The headmistress’s gaze shuttered. ‘I’m sure I would remember if they had,’ she said, and that was that.
There were examples of children’s art posted on the walls of the reception area of the school. Amongst the naive depictions of nuclear families in front of two-dimensional houses, lopsided cows and horses, ships perched on the sea’s horizon and superheroes riding blue skies, were drawings of Jackaroo avatars and scenes of other worlds. None of them resembled Fahad’s red desert and latticework spires.
The village pub where Chloe and Henry Harris had rented rooms was a functional brick building built sometime around the middle of the last century. Henry had paid in advance, with notes peeled off a small tight roll. ‘I like to pay cash for everything on a job,’ he’d said. ‘As far as I know, it’s still untraceable.’
There was no sign of him when Chloe returned. She told herself that it didn’t matter, but had an edgy feeling that she was losing control, that he wanted to push the investigation in the wrong direction. Away from Fahad Chauhan’s pictures, into some mundane conspiracy involving the drug trade.
Her room had a view of the town’s little harbour: a clutter of boats and yachts, the open sea stretching beyond the sea wall. A glimmering of stars in the darkening summer sky. A warm breeze fluttering the net curtains. She was leaning at the open window, breathing the fresh salt air and trying to convince herself that even if this didn’t pan out she’d made the right decision to escape London and the fallout from the select committee and the assassination, when someone rapped on the door.

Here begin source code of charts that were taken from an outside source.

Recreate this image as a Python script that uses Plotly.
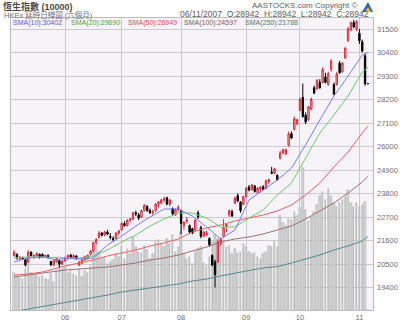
import plotly.graph_objects as go

# ---------------- data ----------------
month_days = {
    '05': [7, 8, 9, 10, 11, 14, 15, 16, 17, 18, 21, 22, 23, 25, 28, 29, 30, 31],
    '06': [1, 4, 5, 6, 7, 8, 11, 12, 13, 14, 15, 18, 20, 21, 22, 25, 26, 27, 28, 29],
    '07': [3, 4, 5, 6, 9, 10, 11, 12, 13, 16, 17, 18, 19, 20, 23, 24, 25, 26, 27, 30, 31],
    '08': [1, 2, 3, 6, 7, 8, 9, 10, 13, 14, 15, 16, 17, 20, 21, 22, 23, 24, 27, 28, 29, 30, 31],
    '09': [3, 4, 5, 6, 7, 10, 11, 12, 13, 14, 17, 18, 19, 20, 21, 24, 25, 27, 28],
    '10': [2, 3, 4, 5, 8, 9, 10, 11, 12, 15, 16, 17, 18, 22, 23, 24, 25, 26, 29, 30, 31],
    '11': [1, 2, 5, 6],
}
dates = [f'2007-{m}-{d:02d}' for m, ds in month_days.items() for d in ds]

opens = [20900, 20950, 20750, 20800, 20700, 20600, 21050, 20850, 20900, 20950,
         20950, 20850, 20900, 20620, 20450, 20600, 20650, 20500,
         20650, 20750, 20920, 20800, 20880, 20450, 20550, 20700, 20750, 20950,
         21100, 21500, 21750, 21950, 21850, 22000, 21800, 21700, 21700, 21950,
         22100, 22400, 22300, 22550, 22600, 22900, 22800, 22700, 23000, 23200,
         23000, 22900, 23000, 23300, 23350, 23500, 23600, 23300, 23100, 22800, 23050,
         23000, 22300, 22500, 22300, 22150, 22100, 22900, 22200, 21800, 21850,
         21700, 20900, 20600, 20600, 21450, 21800, 22250, 22800, 22950, 23350,
         23700, 23400, 23300,
         23650, 24100, 23980, 24150, 23850, 24000, 24100, 24050, 24350, 24800,
         24750, 24650, 25450, 25700, 25650, 26050, 26600, 26800, 27050,
         27700, 28300, 27480, 27250, 27750, 28750, 28700, 29000, 29000, 29250,
         28900, 29600, 28900, 28900, 29900, 29500, 30150, 30950, 31450, 31800, 31500,
         31300, 30900, 30250, 28942]
highs = [21150, 21000, 20880, 20850, 20780, 21150, 21100, 20950, 21050, 21000,
         21000, 20950, 20950, 20650, 20700, 20800, 20700, 20700,
         20850, 20950, 20980, 20950, 20920, 20650, 20750, 20900, 20950, 21150,
         21550, 21700, 22050, 22000, 22050, 22100, 21950, 21800, 22000, 22100,
         22450, 22500, 22600, 22650, 22950, 23000, 22900, 23050, 23300, 23250,
         23100, 23050, 23350, 23450, 23550, 23650, 23650, 23550, 23150, 23100, 23250,
         23050, 22500, 22700, 22350, 22200, 22600, 23000, 22300, 22050, 22050,
         21750, 20950, 20700, 21650, 21750, 22600, 22400, 23050, 23050, 23650,
         23800, 23450, 23700,
         24100, 24200, 24250, 24200, 24100, 24150, 24200, 24450, 24500, 25050,
         25000, 24700, 25800, 25900, 25900, 26700, 26700, 27400, 27300,
         28300, 28950, 27600, 27900, 28300, 28850, 29150, 29150, 29700, 29450,
         29500, 30100, 29000, 29500, 30000, 29950, 30650, 31600, 31850, 31920, 31900,
         31500, 31000, 30350, 28942]
lows = [20850, 20700, 20680, 20700, 20380, 20550, 20850, 20750, 20850, 20750,
        20800, 20800, 20780, 20400, 20400, 20560, 20350, 20450,
        20600, 20700, 20780, 20750, 20700, 20400, 20500, 20650, 20700, 20900,
        21050, 21400, 21700, 21800, 21800, 21850, 21650, 21550, 21650, 21850,
        22050, 22250, 22250, 22450, 22550, 22750, 22550, 22650, 22950, 22950,
        22850, 22800, 22950, 23150, 23300, 23400, 23250, 23200, 22750, 22750, 22950,
        21900, 22100, 22400, 21900, 21900, 22050, 22600, 21700, 21750, 21800,
        21300, 20400, 19400, 20550, 21350, 21750, 22000, 22700, 22700, 23300,
        23400, 22900, 23250,
        23600, 23900, 23950, 23850, 23800, 23850, 23950, 24000, 24250, 24700,
        24700, 24400, 25400, 25650, 25600, 26000, 26350, 26750, 27000,
        27650, 27350, 27050, 27200, 27700, 28450, 28650, 28700, 28950, 28950,
        28850, 29500, 28400, 28850, 29400, 29450, 30100, 30900, 31400, 31550, 31400,
        30800, 30400, 28850, 28942]
closes = [21050, 20800, 20820, 20760, 20450, 21050, 20900, 20900, 20980, 20820,
          20850, 20900, 20800, 20470, 20650, 20750, 20500, 20630,
          20780, 20900, 20820, 20900, 20750, 20600, 20700, 20850, 20900, 21100,
          21500, 21650, 21950, 21850, 22000, 21900, 21750, 21650, 21950, 22050,
          22400, 22300, 22550, 22600, 22900, 22850, 22650, 23000, 23250, 23000,
          22900, 22950, 23300, 23400, 23500, 23550, 23300, 23500, 22850, 23050, 23150,
          22400, 22450, 22550, 22000, 21950, 22550, 22700, 21800, 22000, 21950,
          21400, 20450, 20000, 21550, 21650, 22200, 22350, 23000, 22750, 23600,
          23450, 23000, 23650,
          24050, 23960, 24200, 23900, 24050, 24100, 24000, 24400, 24450, 24750,
          24950, 24450, 25700, 25850, 25850, 26600, 26400, 27300, 27250,
          28200, 27400, 27150, 27850, 28200, 28500, 29100, 28750, 29600, 29000,
          29400, 30000, 28450, 29400, 29450, 29900, 30600, 31500, 31800, 31600, 31850,
          30950, 30468, 28942, 28942]
volumes = [52, 48, 45, 44, 58, 77, 52, 48, 50, 46, 48, 44, 42, 50, 40, 55, 70, 58,
           60, 52, 55, 50, 48, 58, 46, 55, 52, 62, 85, 90, 82, 72, 75, 65, 68, 70, 78, 74,
           88, 72, 85, 78, 102, 88, 82, 80, 90, 84, 72, 78, 95, 98, 92, 88, 100, 92, 105, 82, 88,
           110, 78, 72, 75, 65, 82, 85, 88, 66, 62, 75, 95, 105, 100, 92, 98, 88, 90, 78, 85, 80, 82, 92,
           88, 82, 78, 80, 74, 72, 78, 82, 90, 88, 95, 88, 132, 122, 118, 128, 126, 138, 132,
           143, 199, 140, 125, 130, 138, 148, 160, 165, 155, 170, 160, 150, 145, 150, 155, 158, 168, 150, 145, 150,
           145, 148, 152, 0]

sma_dates = ['2007-05-07', '2007-05-14', '2007-05-21', '2007-05-29', '2007-06-01', '2007-06-08',
             '2007-06-15', '2007-06-25', '2007-07-03', '2007-07-10', '2007-07-17', '2007-07-24',
             '2007-07-31', '2007-08-07', '2007-08-14', '2007-08-21', '2007-08-28', '2007-09-04',
             '2007-09-11', '2007-09-18', '2007-09-25', '2007-10-04', '2007-10-11', '2007-10-18',
             '2007-10-26', '2007-11-02', '2007-11-06']
sma10 = [20596, 20783, 20830, 20689, 20783, 20736, 20783, 21391, 21812, 22280, 22702, 23076,
         23076, 22748, 22234, 21672, 22093, 23497, 23965, 24433, 24995, 26071, 27241, 28364,
         29300, 30283, 30402]
sma20 = [20783, 20830, 20830, 20783, 20783, 20783, 20876, 21157, 21532, 21859, 22280, 22608,
         22889, 22889, 22655, 22234, 22234, 22655, 23029, 23731, 24293, 25463, 26633, 27475,
         28364, 29488, 29690]
sma50 = [19987, 20034, 20128, 20315, 20408, 20549, 20689, 20876, 21017, 21157, 21344, 21485,
         21672, 22000, 22187, 22327, 22514, 22655, 22795, 22982, 23263, 23731, 24293, 25042,
         25744, 26633, 26949]
sma100 = [19894, 19987, 20081, 20174, 20221, 20268, 20315, 20362, 20455, 20549, 20689, 20783,
          20923, 21110, 21298, 21532, 21672, 21766, 21906, 22093, 22280, 22608, 22982, 23357,
          23825, 24340, 24597]
sma250 = [18279, 18396, 18513, 18630, 18700, 18817, 18911, 19051, 19192, 19285, 19379, 19472,
          19566, 19706, 19800, 19940, 20081, 20198, 20315, 20385, 20549, 20736, 20923, 21157,
          21344, 21578, 21788]

sma_names = ['SMA(10)', 'SMA(20)', 'SMA(50)', 'SMA(100)', 'SMA(250)']
sma_last = ['30402', '29690', '26949', '24597', '21788']

month_ticks = ['2007-06-01', '2007-07-03', '2007-08-01', '2007-09-03', '2007-10-02', '2007-11-01']
month_labels = ['06', '07', '08', '09', '10', '11']
price_ticks = [19400, 20500, 21600, 22700, 23800, 24900, 26000, 27100, 28200, 29300, 30400, 31500]

title_text = '恆生指數 (10000)'
subtitle_text = 'HKEx 延時日線圖 (六個月)'
copyright_text = 'AASTOCKS.com Copyright ©'
quote_text = '06/11/2007\u00a0\u00a0O:28942\u00a0\u00a0H:28942\u00a0\u00a0L:28942\u00a0\u00a0C:28942'

# ---------------- styling / layout ----------------
W, H = 400, 323
L, R, T, B = 11, 27, 18, 13
PW, PH = W - L - R, H - T - B
FONT = "Arial, 'Liberation Sans', 'Noto Sans CJK TC', sans-serif"
CJK = "Arial, 'Liberation Sans', 'Noto Sans CJK TC', 'Noto Sans CJK SC', sans-serif"


def px(x):
    return (x - L) / PW


def py(y):
    return (H - B - y) / PH


sma_line_colors = ['#7c7cf0', '#70c870', '#f06060', '#a07070', '#4f8c8c']
sma_text_colors = ['#5a5ae0', '#40a840', '#f04848', '#8a5a50', '#3f8080']

fig = go.Figure()

fig.add_trace(go.Bar(
    x=dates, y=volumes, yaxis='y', width=0.5,
    marker=dict(color='#d9d9d9', line=dict(color='#a2a2a2', width=0.5)),
    hoverinfo='skip', showlegend=False,
))

for vals, col in zip([sma250, sma100, sma50, sma20, sma10], sma_line_colors[::-1]):
    fig.add_trace(go.Scatter(
        x=sma_dates, y=vals, yaxis='y2', mode='lines',
        line=dict(color=col, width=1), hoverinfo='skip', showlegend=False,
    ))

fig.add_trace(go.Candlestick(
    x=dates, open=opens, high=highs, low=lows, close=closes, yaxis='y2',
    increasing=dict(line=dict(color='#d8283c', width=1), fillcolor='#f4c4ca'),
    decreasing=dict(line=dict(color='#000000', width=1), fillcolor='#000000'),
    whiskerwidth=0, hoverinfo='skip', showlegend=False,
))

annotations = [
    dict(text=f'<b>{title_text}</b>', x=px(2), y=py(6), xanchor='left', yanchor='middle',
         font=dict(size=9, color='#4a4a4a', family=CJK)),
    dict(text=subtitle_text, x=px(3), y=py(15), xanchor='left', yanchor='middle',
         font=dict(size=7.5, color='#707070', family=CJK)),
    dict(text=copyright_text, x=px(358), y=py(5.5), xanchor='right', yanchor='middle',
         font=dict(size=8, color='#606060', family=FONT)),
    dict(text=quote_text, x=px(370), y=py(14.5), xanchor='right', yanchor='middle',
         font=dict(size=8.5, color='#606060', family=FONT)),
]
sma_label_x = [12, 70, 127, 183, 244]
for name, val, col, lx in zip(sma_names, sma_last, sma_text_colors, sma_label_x):
    annotations.append(dict(text=f'{name}:{val}', x=px(lx), y=py(23), xanchor='left',
                            yanchor='middle', font=dict(size=7, color=col, family=FONT)))
for a in annotations:
    a.update(xref='paper', yref='paper', showarrow=False, borderpad=0)

shapes = [
    dict(type='path', xref='paper', yref='paper', line=dict(width=0),
         fillcolor='#2f5fb0',
         path=f'M {px(362)},{py(12)} L {px(368)},{py(2)} L {px(373)},{py(12)} Z'),
    dict(type='path', xref='paper', yref='paper', line=dict(width=0),
         fillcolor='#f0c020',
         path=f'M {px(365)},{py(12)} L {px(368)},{py(7)} L {px(371)},{py(12)} Z'),
]

grid = '#cdc9d0'
fig.update_layout(
    width=W, height=H, autosize=False,
    margin=dict(l=L, r=R, t=T, b=B, pad=0, autoexpand=False),
    paper_bgcolor='white', plot_bgcolor='#f6f4f8',
    showlegend=False, bargap=0, hovermode=False,
    font=dict(family=FONT, size=8, color='#707070'),
    xaxis=dict(type='category', range=[-1.1, 126.8], tickmode='array',
               tickvals=month_ticks, ticktext=month_labels, showgrid=True,
               gridcolor=grid, gridwidth=1, showline=True, mirror=True,
               linecolor='#bdbdbd', linewidth=1, ticks='', rangeslider=dict(visible=False),
               tickfont=dict(size=7.5, color='#707070'), fixedrange=True, automargin=False,
               ticklabelstandoff=0),
    yaxis=dict(range=[0, 410], showgrid=False, showticklabels=False, zeroline=False,
               showline=True, mirror=True, linecolor='#bdbdbd', linewidth=1,
               fixedrange=True, automargin=False),
    yaxis2=dict(overlaying='y', side='right', range=[18349, 32015], tickmode='array',
                tickvals=price_ticks, ticktext=[str(v) for v in price_ticks],
                showgrid=True, gridcolor=grid, gridwidth=1, zeroline=False,
                ticks='', ticklabelstandoff=3, automargin=False,
                tickfont=dict(size=7.5, color='#707070'), fixedrange=True),
    annotations=annotations, shapes=shapes,
)

fig.write_html('out.html')
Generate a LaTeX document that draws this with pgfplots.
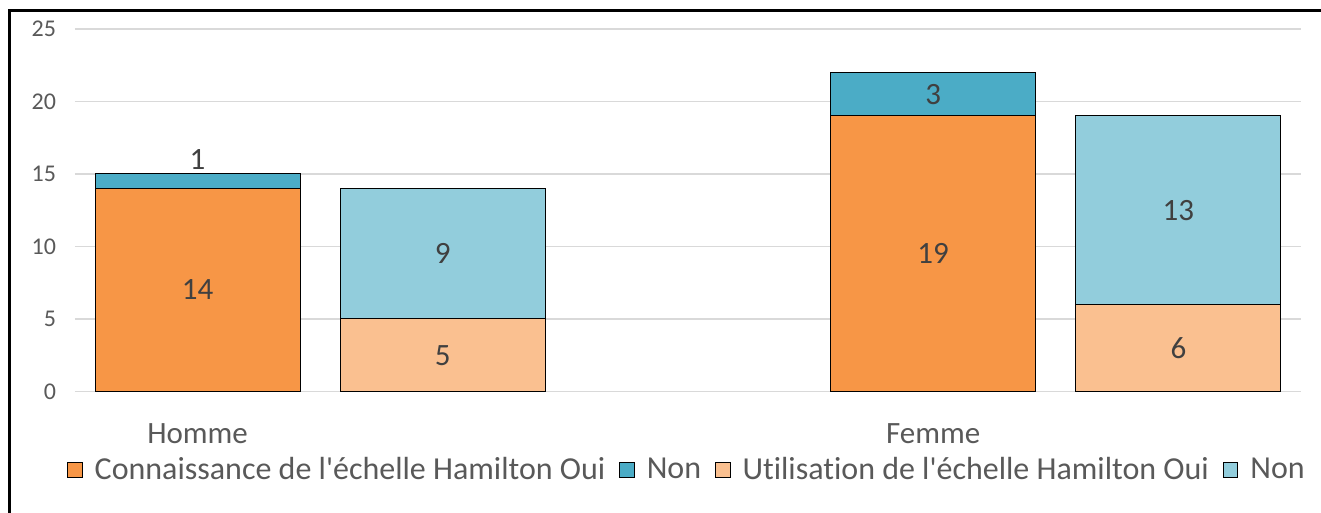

It was Henry Harris. Chloe told him that she hadn’t had any luck at the school, asked him about the shrimp farm.
‘As far as I could tell, it was just a shrimp farm. No locked sheds, no goons with bad attitudes. And the owner was very eager to tell me that he didn’t know who had taken in the Chauhan kids after their father left.’
‘Reading from the same script as Jean Simmons.’
‘Classic small-town mindset,’ Henry said. ‘Everyone knows everyone else’s business, but no one will talk about it with outsiders. Except, lucky old me, I come back here and just happen to meet someone who’s more than happy to talk.’
‘“Just happened” as in it was no kind of accident?’
‘I’m pleased to see that Daniel doesn’t employ stupid people. Want to meet my new friend? He’s waiting downstairs.’
He was standing at the bar: Jack Baines, a burly middle-aged man with a wind-burned complexion and thinning blond hair. Saying, after Chloe had been introduced to him, ‘I was telling Henry about the sea devils.’
‘It’s a nice little story,’ Henry Harris said. ‘Let me buy you a drink, Jack, and you can tell Chloe all about it.’
The pub was the kind of place where a cluster of locals clung to the bar like barnacles while tides of visitors washed in and out. At the long table by the big bay window that overlooked the harbour a group of people in expensive casual clothes were making more noise than anyone else in the place. One of them, a man in a candy-striped shirt, was smoking a fat cigar. Several of the people at the bar were smoking too.
‘Visitors like to cruise the Flood,’ Baines said, when he noticed Chloe staring at the noisy group. ‘It’s a thing. Ruin porn and suchlike.’
‘There are a couple of tasty yachts in the harbour,’ Henry said. ‘And a motor cruiser as big as a house.’
‘They come and go,’ Baines said, ‘but they don’t see what’s really going on.’
‘Sea devils, for instance,’ Henry said.
‘Visitors from foreign parts think this is a backwater,’ Baines said. ‘Ruins, a few fishermen. But you’d be surprised at what goes on out here. Lights in the marshes, UFO sightings, tracks of strange animals…Three porpoises beached themselves last week, and several of my fishermen pals have glimpsed something out at sea. A very big sea serpent by all accounts. Maybe an alien beasty, maybe a new kind of machine. We’re a regular Area 51, we are. And because my work takes me all over the marshes, I see more than most.’